Rather than counting on resurgent volumes, executives are squarely focused on controlling what they can control, highlighting expense management and productivity initiatives — and, in some cases, headcount reduction — that are starting to bear fruit and drive margin expansion. Meanwhile, commentary is more mixed around pricing and input costs; while some point to moderating inflation and improving pricing, others highlight pricing pressures (particularly in China and in end markets impacted by an increasingly price-conscious consumer) as well as idiosyncratic raw material challenges.
Finally, with elevated U.S. election (and policy) uncertainty, trade tensions and the impact from tariffs and anti-dumping measures remained top of mind, garnering further attention during analyst Q&A. Executives note that whoever wins in November, the expectation is for a heightened tariff enforcement environment, and executives are refreshing their playbooks accordingly.

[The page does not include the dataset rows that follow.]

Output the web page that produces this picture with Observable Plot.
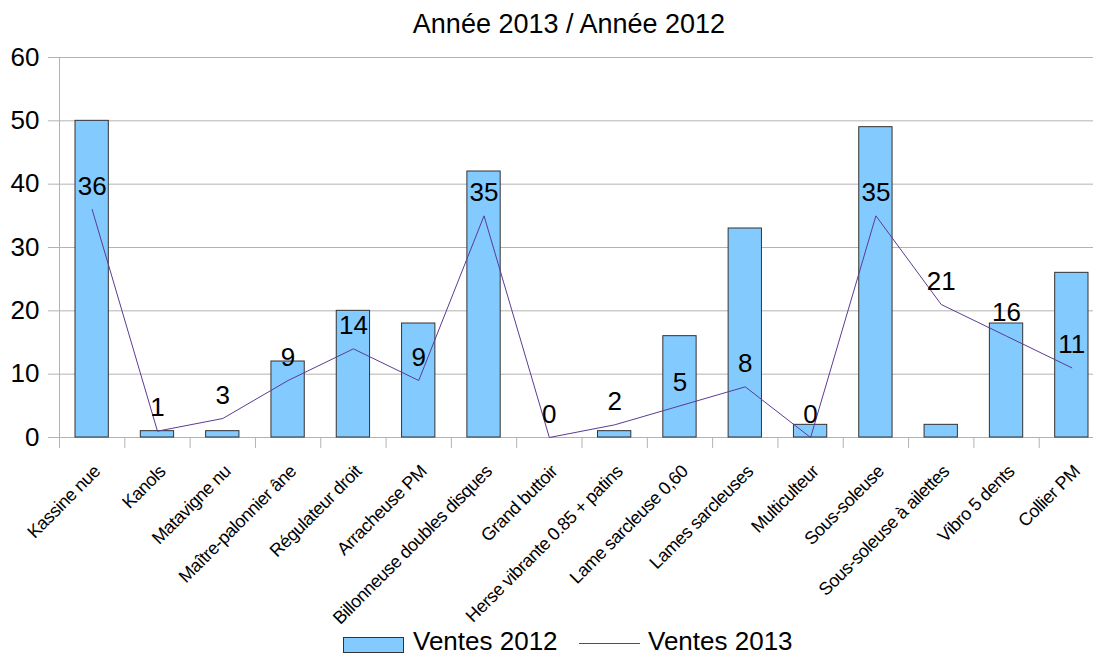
<!DOCTYPE html>
<html>
<head>
<meta charset="utf-8">
<script src="https://cdn.jsdelivr.net/npm/d3@7"></script>
<script src="https://cdn.jsdelivr.net/npm/@observablehq/plot@0.6"></script>
<style>
  html, body { margin: 0; padding: 0; background: #fff; }
  body { width: 1093px; height: 655px; overflow: hidden; font-family: "Liberation Sans", Arial, sans-serif; color: #000; }
  #title { height: 34px; padding-top: 11px; padding-left: 45px; font-size: 27px; line-height: 26px; text-align: center; }
  #chart svg { display: block; overflow: visible; }
  #legend { position: relative; height: 35px; font-size: 26px; line-height: 22px; }
  #legend .sw { position: absolute; left: 343px; top: 17px; width: 59px; height: 14px; background: #83caff; border: 1px solid #333; }
  #legend .ln { position: absolute; left: 579px; top: 23px; width: 61px; height: 0; border-top: 1px solid #5b3b94; }
  #legend .t1 { position: absolute; left: 413px; top: 10px; }
  #legend .t2 { position: absolute; left: 648px; top: 10px; }
</style>
</head>
<body>
<div id="title">Année 2013 / Année 2012</div>
<div id="chart"></div>
<div id="legend">
  <div class="sw"></div><div class="t1">Ventes 2012</div>
  <div class="ln"></div><div class="t2">Ventes 2013</div>
</div>
<script>
const categories = [
  "Kassine nue", "Kanols", "Matavigne nu", "Maître-palonnier âne", "Régulateur droit",
  "Arracheuse PM", "Billonneuse doubles disques", "Grand buttoir", "Herse vibrante 0.85 + patins",
  "Lame sarcleuse 0,60", "Lames sarcleuses", "Multiculteur", "Sous-soleuse",
  "Sous-soleuse à ailettes", "Vibro 5 dents", "Collier PM"
];
const ventes2012 = [50, 1, 1, 12, 20, 18, 42, 0, 1, 16, 33, 2, 49, 2, 18, 26];
const ventes2013 = [36, 1, 3, 9, 14, 9, 35, 0, 2, 5, 8, 0, 35, 21, 16, 11];
const yTicks = [0, 10, 20, 30, 40, 50, 60];

const data = categories.map((c, i) => ({cat: c, v2012: ventes2012[i], v2013: ventes2013[i]}));

const x0 = 59, x1 = 1104;
const step = (x1 - x0) / categories.length;

const chart = Plot.plot({
  width: 1093,
  height: 575,
  marginTop: 12,
  marginBottom: 183,
  marginLeft: 59,
  marginRight: 0,
  style: {fontFamily: "Liberation Sans, Arial, sans-serif", fontSize: "26px", color: "#000", background: "#fff"},
  x: {type: "band", domain: categories, range: [x0, x1], padding: 0, round: false, axis: null},
  y: {domain: [0, 60]},
  marks: [
    Plot.gridY(yTicks, {stroke: "#b3b3b3", strokeOpacity: 1}),
    Plot.axisY(yTicks, {tickSize: 11, tickPadding: 9, stroke: "#b3b3b3", strokeOpacity: 1, fontSize: 26, label: null}),
    Plot.frame({anchor: "left", stroke: "#b3b3b3"}),
    Plot.ruleX(categories, {x: d => d, y1: 0, y2: -1.74, dx: -step / 2, stroke: "#b3b3b3"}),
    Plot.barY(data, {x: "cat", y: "v2012", fill: "#83caff", stroke: "#333", strokeWidth: 1, insetLeft: 16, insetRight: 16}),
    Plot.line(data, {x: "cat", y: "v2013", stroke: "#5b3b94", strokeWidth: 1}),
    Plot.text(data, {x: "cat", y: "v2013", text: d => String(d.v2013), dy: -23, lineAnchor: "middle", fontSize: 26, fill: "#000"}),
    Plot.text(categories, {x: d => d, y: () => 0, text: d => d, rotate: -45, textAnchor: "end", lineAnchor: "middle", dx: 5, dy: 31, fontSize: 18, fill: "#000", className: "xlab"})
  ]
});
chart.querySelectorAll(".xlab text, text.xlab").forEach(t => t.setAttribute("letter-spacing", "-0.45"));
document.getElementById("chart").appendChild(chart);
</script>
</body>
</html>
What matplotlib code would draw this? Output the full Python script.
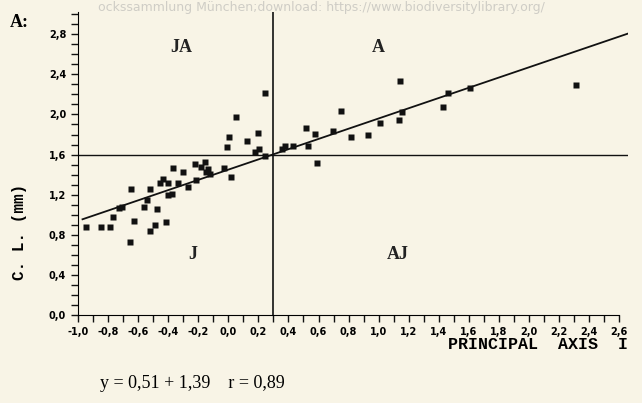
import matplotlib.pyplot as plt
from matplotlib.ticker import MultipleLocator, FuncFormatter

# Principal axis I scores against carapace length
pc1 = [-0.95, -0.85, -0.79, -0.77, -0.73, -0.71, -0.645, -0.63, -0.656, -0.564,
       -0.54, -0.52, -0.518, -0.49, -0.477, -0.454, -0.433, -0.415, -0.40, -0.40,
       -0.374, -0.367, -0.334, -0.30, -0.27, -0.225, -0.214, -0.18, -0.153, -0.149,
       -0.133, -0.12, -0.028, 0.015, -0.007, 0.004, 0.052, 0.125, 0.195, 0.18,
       0.205, 0.245, 0.243, 0.358, 0.376, 0.43, 0.52, 0.533, 0.577, 0.59,
       0.693, 0.75, 0.815, 0.929, 1.01, 1.134, 1.152, 1.141, 1.425, 1.458,
       1.607, 2.315]
cl = [0.88, 0.88, 0.88, 0.98, 1.07, 1.08, 1.26, 0.94, 0.73, 1.08,
      1.15, 1.26, 0.84, 0.90, 1.06, 1.32, 1.36, 0.93, 1.32, 1.20,
      1.21, 1.47, 1.32, 1.43, 1.28, 1.51, 1.35, 1.48, 1.53, 1.43,
      1.46, 1.41, 1.47, 1.38, 1.68, 1.78, 1.97, 1.74, 1.82, 1.63,
      1.66, 1.59, 2.21, 1.66, 1.69, 1.69, 1.86, 1.69, 1.81, 1.52,
      1.84, 2.03, 1.78, 1.80, 1.91, 1.94, 2.02, 2.33, 2.07, 2.21,
      2.26, 2.29]

slope = 0.51
intercept = 1.45
fit_x = [-0.97, 2.66]

split_x = 0.3
split_y = 1.6

quadrants = ['JA', 'A', 'J', 'AJ']
quad_x = [-0.31, 1.0, -0.24, 1.13]
quad_y = [2.67, 2.67, 0.60, 0.60]

bg = '#f8f4e6'
fig = plt.figure(figsize=(6.42, 4.03), dpi=100, facecolor=bg)
ax = fig.add_axes([0.1215, 0.218, 0.857, 0.752], facecolor=bg)

ax.set_xlim(-1.0, 2.66)
ax.set_ylim(0, 3.02)

ax.plot(pc1, cl, 's', color='#111111', ms=4, mec='none', zorder=3)
ax.plot(fit_x, [intercept + slope * x for x in fit_x], color='#111111', lw=1.3)
ax.plot([-1.0, 2.66], [split_y, split_y], color='#111111', lw=1.0)
ax.plot([split_x, split_x], [0, 3.02], color='#111111', lw=1.2)

for name, qx, qy in zip(quadrants, quad_x, quad_y):
    ax.text(qx, qy, name, ha='center', va='center', fontsize=13,
            fontweight='bold', family='Liberation Serif', color='#222222')

for side in ['top', 'right']:
    ax.spines[side].set_visible(False)
ax.spines['left'].set_bounds(0, 3.02)
ax.spines['bottom'].set_bounds(-1.0, 2.6)

comma = FuncFormatter(lambda v, p: f'{v:.1f}'.replace('.', ',').replace('-0,0', '0,0'))
ax.xaxis.set_minor_locator(MultipleLocator(0.1))
ax.yaxis.set_minor_locator(MultipleLocator(0.1))
ax.set_xticks([i / 10 for i in range(-10, 27, 2)])
ax.set_yticks([i / 10 for i in range(0, 29, 4)])
ax.xaxis.set_major_formatter(comma)
ax.yaxis.set_major_formatter(comma)
ax.tick_params(which='both', direction='out', length=5, width=1, color='#111111')
ax.tick_params(labelsize=7)
for lab in ax.get_xticklabels() + ax.get_yticklabels():
    lab.set_fontweight('bold')

ax.set_ylabel('C. L. (mm)', family='Liberation Mono', fontweight='bold',
              fontsize=11.5)
ax.yaxis.set_label_coords(-0.092, 0.275)

fig.text(0.978, 0.145, 'PRINCIPAL  AXIS  I', ha='right', va='center',
         family='Liberation Mono', fontweight='bold', fontsize=12)
fig.text(0.155, 0.048, 'y = 0,51 + 1,39    r = 0,89', ha='left', va='center',
         family='Liberation Serif', fontsize=13)
fig.text(0.015, 0.945, 'A:', ha='left', va='center',
         family='Liberation Serif', fontweight='bold', fontsize=13)
fig.text(0.5, 0.998, 'ockssammlung München;download: https://www.biodiversitylibrary.org/',
         ha='center', va='top', fontsize=9, color='#cfcdc6')

fig.savefig('out.png', dpi=100, facecolor=bg)
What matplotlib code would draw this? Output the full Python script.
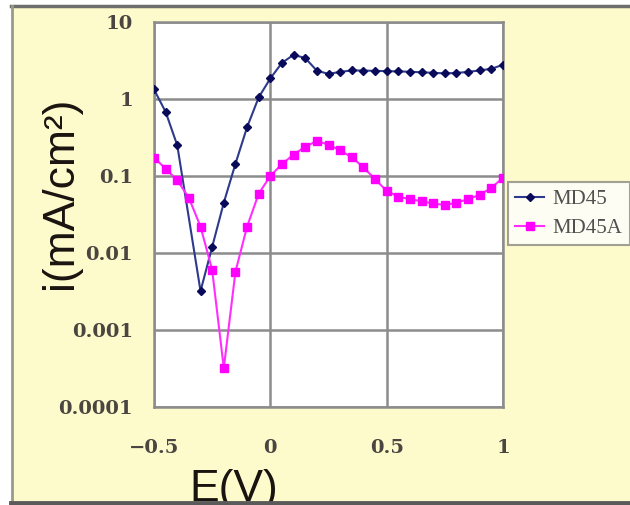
import matplotlib.pyplot as plt
from matplotlib.lines import Line2D
from matplotlib.patches import Rectangle

# 讀圖估計的數據
e_md45 = [-0.5, -0.45, -0.4, -0.3, -0.25, -0.2, -0.15, -0.1, -0.05, 0.0,
          0.05, 0.1, 0.15, 0.2, 0.25, 0.3, 0.35, 0.4, 0.45, 0.5,
          0.55, 0.6, 0.65, 0.7, 0.75, 0.8, 0.85, 0.9, 0.95, 1.0]
i_md45 = [1.33, 0.68, 0.25, 0.0032, 0.012, 0.045, 0.144, 0.43, 1.05, 1.85,
          2.95, 3.75, 3.4, 2.33, 2.12, 2.25, 2.35, 2.34, 2.32, 2.3,
          2.28, 2.26, 2.22, 2.19, 2.15, 2.18, 2.25, 2.35, 2.47, 2.78]

e_md45a = [-0.5, -0.45, -0.4, -0.35, -0.3, -0.25, -0.2, -0.15, -0.1, -0.05,
           0.0, 0.05, 0.1, 0.15, 0.2, 0.25, 0.3, 0.35, 0.4, 0.45,
           0.5, 0.55, 0.6, 0.65, 0.7, 0.75, 0.8, 0.85, 0.9, 0.95, 1.0]
i_md45a = [0.172, 0.125, 0.088, 0.052, 0.022, 0.006, 0.00032, 0.0057, 0.022, 0.059,
           0.1, 0.143, 0.19, 0.24, 0.285, 0.255, 0.215, 0.175, 0.13, 0.091,
           0.064, 0.054, 0.05, 0.047, 0.044, 0.042, 0.045, 0.05, 0.057, 0.07, 0.095]

x_ticks = [-0.5, 0, 0.5, 1]
x_labels = ["−0.5", "0", "0.5", "1"]
y_ticks = [0.0001, 0.001, 0.01, 0.1, 1, 10]
y_labels = ["0.0001", "0.001", "0.01", "0.1", "1", "10"]

W, H = 630, 505
bg = '#FDFACB'
grid_c = '#8C8C8C'
tick_c = '#4A4540'

fig = plt.figure(figsize=(W / 100, H / 100), dpi=100, facecolor=bg)
ax = fig.add_axes([154 / W, 1 - 407 / H, (503 - 154) / W, (407 - 22) / H])
ax.set_facecolor('white')

ax.plot(e_md45, i_md45, color='#2E3A8C', lw=1.5, marker='D', ms=4.5,
        mfc='#0A0A5A', mec='#0A0A5A', label='MD45', zorder=3)
ax.plot(e_md45a, i_md45a, color='#FF2EFF', lw=1.5, marker='s', ms=5.5,
        mfc='#FF00FF', mec='#FF00FF', label='MD45A', zorder=3)

ax.set_yscale('log')
ax.set_xlim(-0.5, 1.0)
ax.set_ylim(0.0001, 10)
ax.minorticks_off()

ax.set_xticks(x_ticks)
ax.set_xticklabels(x_labels)
ax.set_yticks(y_ticks)
ax.set_yticklabels(y_labels)
ax.tick_params(length=0, colors=tick_c)
ax.tick_params(axis='y', pad=15)
ax.tick_params(axis='x', pad=23)
for lab in ax.get_xticklabels() + ax.get_yticklabels():
    lab.set_family('DejaVu Serif')
    lab.set_fontweight('bold')
    lab.set_fontsize(14)

ax.grid(True, color=grid_c, lw=1.8)
for s in ax.spines.values():
    s.set_color(grid_c)
    s.set_linewidth(1.8)

# 軸標題
fig.text(61 / W, 1 - 193 / H, "i(mA/cm²)", rotation=90, ha='center', va='center',
         family='Liberation Sans', fontsize=32, color='#1A1410')
fig.text(234 / W, 1 - 501 / H, "E(V)", ha='center', va='baseline',
         family='Liberation Sans', fontsize=32, color='#1A1410')

# 圖例
leg = fig.legend(loc='upper left', bbox_to_anchor=(508 / W, 1 - 182 / H),
                 prop={'family': 'Liberation Serif', 'size': 15},
                 frameon=True, fancybox=False, handlelength=1.4,
                 handletextpad=0.4, borderpad=0.35, labelspacing=0.45,
                 borderaxespad=0)
leg.get_frame().set_edgecolor('#8A8A80')
leg.get_frame().set_linewidth(1.5)
for t in leg.get_texts():
    t.set_color('#505050')

# 外框
fig.add_artist(Rectangle((0, 0), 11 / W, 1, transform=fig.transFigure,
                         color='white', zorder=10))
fig.add_artist(Rectangle((0, 1 - 5 / H), 1, 5 / H, transform=fig.transFigure,
                         color='white', zorder=10))
fig.add_artist(Line2D([11 / W, 1], [1 - 6 / H, 1 - 6 / H], transform=fig.transFigure,
                      color='#6E6E6E', lw=2.5, zorder=11))
fig.add_artist(Line2D([12 / W, 12 / W], [0, 1 - 6 / H], transform=fig.transFigure,
                      color='#9A9A8A', lw=2, zorder=11))
fig.add_artist(Line2D([11 / W, 1], [2.5 / H, 2.5 / H], transform=fig.transFigure,
                      color='#5A5A5A', lw=3.5, zorder=11))

fig.savefig('out.png', dpi=100, facecolor=bg)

As of Thursday, the S&P 500 Materials sector was the worst performing group within the benchmark for the week, down roughly 1.5%. Furthermore, the sector is among the worst YTD performers for the index, up less than 4% and surpassing only Real Estate and Consumer Discretionary sectors.
Coming into the quarter, the Materials sector lagged the S&P 500 by ~7% since our last coverage on May 10th, though the sector has closed the gap somewhat of late amid recent market volatility. Since July 17th, the day the first S&P 500 Materials company, Steel Dynamics, reported earnings, the Materials sector is down roughly 3.5% versus 5% for the broader index.
Key Earnings Call Themes
Sector Challenges Have “Played Out as Expected”, though Execs are “Keeping a Close Eye” on Persistent Macro Headwinds; While Demand is Seen as Having Bottomed/Stabilized, Lack of Acceleration Has Prompted Lowered Revenue Guides for Some, but Interest Rate Relief Expected to be a Tailwind into 2025
Trends Through Q2 are Mixed and Vary by End Market, though Weakness is Noted for Many Across the Sector; Still, Most Assert Destocking has “Run Its Course”, With Chemicals and Packaging Companies Seeing Green Shoots for a Recovery
Destocking / Restocking
Amid Largely Sluggish Volume Environment, Executives Point to Expense Management and Productivity Initiatives Coming to Fruition, Including Headcount Reductions for Some
Commentary is a Mixed Bag; While Some Highlight an Improving Pricing and Moderating Cost Environment, Others Face Competitive Pressures and Raw Material Challenges
Chinese “Dumping” Low-Cost Imports are Under the Microscope as Executives and Analysts Anticipate a Heightened Tariff Enforcement Environment
The Materials sector, a barometer for the broader economy, continues to reflect the complexities and challenges of the current economic landscape. While last quarter indicated a move towards slow but steady stabilization with hopes of a back-half recovery, commentary in Q2 earnings suggests many of the persistent challenges observed over the past few quarters have remained just that — persistent. This has led to downward pressure on top-line guides, particularly as companies grapple with ongoing inflation, interest rate headwinds, and demand that is not yet described as accelerating.
Still, as has been the case for many this quarter, the message coming out of the sector has been controlling what can be controlled, prioritizing expense management and productivity initiatives, and some “green shoots” are emerging in select areas.